Making a longer and better working life a reality
It is interesting to read how a ‘futurologist’ has recently suggested that many of today’s 11-year-olds may still be working at 100 – quite a sobering thought! This might lead many people to expect that ‘age’ would be at the top of many companies agendas – yet research has shown that few have some kind of age strategy already agreed at board level.
Based on research carried out by IBM, the CEO Business Forum has recommended six strategies for addressing the challenges of an aging workforce and these are:
- Redirect recruiting and sourcing efforts to include mature workers
- Retain valued employees through developing alternative work arrangements
- Preserve critical knowledge before it walks out the door
- Provide opportunities for workers to continually update their skills
- Facilitate the coexistence of multiple generations in the workforce
- Help ensure that mature workers are able to use technology effectively in the workplace.

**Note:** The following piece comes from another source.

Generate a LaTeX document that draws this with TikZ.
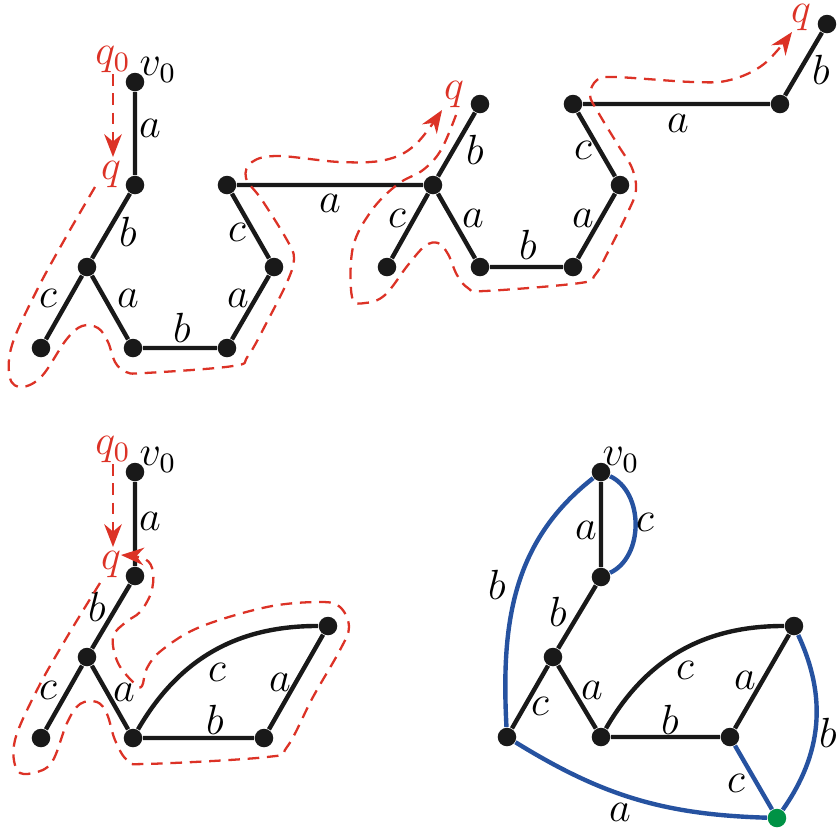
\documentclass[tikz,border=0pt]{standalone}
\usepackage{amsmath}
\usepackage{xcolor}
\usepackage{tikz}
\usetikzlibrary{arrows.meta, calc}

\definecolor{walkred}{RGB}{220,50,38}
\definecolor{edgeblue}{RGB}{38,82,160}
\definecolor{sinkgreen}{RGB}{0,146,69}

\begin{document}
\begin{tikzpicture}[x=0.01cm, y=-0.01cm, >={Stealth[length=6.5pt, width=5pt]}, every node/.style={font=\fontsize{11.5}{13}\selectfont}]
    \tikzstyle{vert}=[circle, fill=black!90, inner sep=0pt, minimum size=0.185cm]
    \tikzstyle{sink}=[circle, fill=sinkgreen, inner sep=0pt, minimum size=0.185cm]
    \tikzstyle{tree}=[line width=1.25pt, black!90]
    \tikzstyle{extra}=[line width=1.25pt, edgeblue]
    \tikzstyle{walk}=[walkred, line width=0.65pt, dash pattern=on 3.3pt off 2.2pt]
    \tikzstyle{lbl}=[inner sep=0pt]
    \tikzstyle{qlbl}=[inner sep=0pt, text=walkred]

    \useasboundingbox (0,0) rectangle (838,832);

    % top: first unfolding
    \node[vert] (t0) at (135, 82) {};
    \node[vert] (t1) at (135,185) {};
    \node[vert] (t2) at (87, 267) {};
    \node[vert] (t3) at (41, 348) {};
    \node[vert] (t4) at (133,348) {};
    \node[vert] (t5) at (227,348) {};
    \node[vert] (t6) at (274,267) {};
    \node[vert] (t7) at (227,185) {};
    \node[vert] (t8) at (433,185) {};
    \node[vert] (t9) at (480,104) {};
    \node[vert] (t10) at (387,267) {};
    \node[vert] (t11) at (480,267) {};
    \node[vert] (t12) at (573,267) {};
    \node[vert] (t13) at (620,185) {};
    \node[vert] (t14) at (573,104) {};
    \node[vert] (t15) at (780,104) {};
    \node[vert] (t16) at (827, 24) {};

    \draw[tree] (t0) -- (t1) -- (t2) -- (t3);
    \draw[tree] (t2) -- (t4) -- (t5) -- (t6) -- (t7) -- (t8) -- (t9);
    \draw[tree] (t8) -- (t10);
    \draw[tree] (t8) -- (t11) -- (t12) -- (t13) -- (t14) -- (t15) -- (t16);

    \node[lbl] (ta1) at (150,128) {$a$};
    \node[lbl] (tb1) at (128,232) {$b$};
    \node[lbl] (tc1) at (48, 298) {$c$};
    \node[lbl] (ta2) at (128,298) {$a$};
    \node[lbl] (tb2) at (182,328) {$b$};
    \node[lbl] (ta3) at (238,298) {$a$};
    \node[lbl] (tc2) at (237,232) {$c$};
    \node[lbl] (ta4) at (330,203) {$a$};
    \node[lbl] (tb3) at (475,150) {$b$};
    \node[lbl] (tc3) at (397,218) {$c$};
    \node[lbl] (ta5) at (473,218) {$a$};
    \node[lbl] (tb4) at (528,245) {$b$};
    \node[lbl] (ta6) at (583,218) {$a$};
    \node[lbl] (tc4) at (583,150) {$c$};
    \node[lbl] (ta7) at (678,123) {$a$};
    \node[lbl] (tb5) at (821, 70) {$b$};
    \node[lbl] (tv0) at (158, 70) {$v_0$};

    \node[qlbl] (tq0) at (113, 60) {$q_0$};
    \node[qlbl] (tq1) at (111,175) {$q$};
    \node[qlbl] (tq2) at (454, 95) {$q$};
    \node[qlbl] (tq3) at (801, 18) {$q$};

    \coordinate (tq0s) at (113, 74);
    \coordinate (tq0e) at (113,157);
    \draw[walk, ->] (tq0s) -- (tq0e);
    \draw[walk, ->] plot[smooth, tension=0.6] coordinates {(95,187) (66,237) (37,290) (12,345) (10,378) (22,387) (42,376) (66,340) (82,326) (98,328) (108,342) (115,362) (126,372) (145,373) (233,366) (248,356) (268,320) (288,280) (294,258) (287,240) (262,200) (246,178) (252,162) (278,156) (340,162) (385,160) (415,145) (442,110)};
    \draw[walk, ->] plot[smooth, tension=0.6] coordinates {(456,115) (441,150) (423,170) (398,184) (372,210) (353,247) (352,297) (365,303) (385,295) (408,265) (425,246) (438,243) (448,254) (457,275) (468,288) (485,291) (580,283) (595,275) (608,252) (628,212) (636,190) (632,168) (618,145) (598,112) (590,95) (597,80) (615,77) (693,82) (730,80) (764,64) (792,32)};

    % bottom left: folded
    \node[vert] (f0) at (135,472) {};
    \node[vert] (f1) at (135,576) {};
    \node[vert] (f2) at (87, 657) {};
    \node[vert] (f3) at (41, 738) {};
    \node[vert] (f4) at (133,738) {};
    \node[vert] (f5) at (264,738) {};
    \node[vert] (f6) at (328,626) {};

    \draw[tree] (f0) -- (f1) -- (f2) -- (f3);
    \draw[tree] (f2) -- (f4) -- (f5) -- (f6);
    \draw[tree] (f4) to[bend left=30] (f6);

    \node[lbl] (fa1) at (150,521) {$a$};
    \node[lbl] (fb1) at (97, 607) {$b$};
    \node[lbl] (fc1) at (48, 690) {$c$};
    \node[lbl] (fa2) at (124,692) {$a$};
    \node[lbl] (fc2) at (217,672) {$c$};
    \node[lbl] (fb2) at (215,720) {$b$};
    \node[lbl] (fa3) at (280,682) {$a$};
    \node[lbl] (fv0) at (158,460) {$v_0$};

    \node[qlbl] (fq0) at (113,450) {$q_0$};
    \node[qlbl] (fq1) at (111,565) {$q$};

    \coordinate (fq0s) at (113,464);
    \coordinate (fq0e) at (113,547);
    \draw[walk, ->] (fq0s) -- (fq0e);
    \draw[walk, ->] plot[smooth, tension=0.6] coordinates {(100,583) (67,637) (37,690) (15,740) (17,770) (33,773) (52,762) (67,723) (80,704) (97,702) (107,714) (115,740) (127,760) (145,764) (267,757) (287,747) (313,697) (340,650) (349,627) (340,607) (320,602) (267,607) (200,627) (162,650) (147,668) (142,686) (135,684) (118,663) (113,637) (126,622) (140,612) (151,593) (153,572) (145,559) (121,555)};

    % bottom right: completed
    \node[vert] (g0) at (601,472) {};
    \node[vert] (g1) at (601,577) {};
    \node[vert] (g2) at (553,657) {};
    \node[vert] (g3) at (507,737) {};
    \node[vert] (g4) at (601,737) {};
    \node[vert] (g5) at (730,737) {};
    \node[vert] (g6) at (794,626) {};
    \node[sink] (g7) at (777,818) {};

    \draw[extra] (g0) to[bend left=65] (g1);
    \draw[extra] (g0) to[out=218, in=93] (g3);
    \draw[extra] (g3) to[bend right=15] (g7);
    \draw[extra] (g5) -- (g7);
    \draw[extra] (g6) to[bend left=30] (g7);

    \draw[tree] (g0) -- (g1) -- (g2) -- (g3);
    \draw[tree] (g2) -- (g4) -- (g5) -- (g6);
    \draw[tree] (g4) to[bend left=30] (g6);

    \node[lbl] (ga1) at (586,530) {$a$};
    \node[lbl] (gc1) at (645,522) {$c$};
    \node[lbl] (gb1) at (497,585) {$b$};
    \node[lbl] (gb2) at (558,612) {$b$};
    \node[lbl] (gc2) at (540,706) {$c$};
    \node[lbl] (ga2) at (592,690) {$a$};
    \node[lbl] (gc3) at (685,670) {$c$};
    \node[lbl] (gb3) at (670,720) {$b$};
    \node[lbl] (ga3) at (745,680) {$a$};
    \node[lbl] (gb4) at (828,733) {$b$};
    \node[lbl] (gc4) at (736,783) {$c$};
    \node[lbl] (ga4) at (620,812) {$a$};
    \node[lbl] (gv0) at (621,460) {$v_0$};
\end{tikzpicture}
\end{document}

The Health and Safety Executive has an extensive section on its website on health and safety for older workers. They remind employers that, by law, they should be protecting older workers, including carrying out risk assessments and training. Health and safety should not be used as an excuse for not continuing to employ an older worker, nor should age be used as a reason for not receiving training.
With regards to Occupational Health input, the knowledge and experience of occupational health professionals can be helpful to advice on how best to assist workers to achieve a better, health-adjusted working life, particularly advising on adjustments needed at work around mental ill-health and musculoskeletal issues.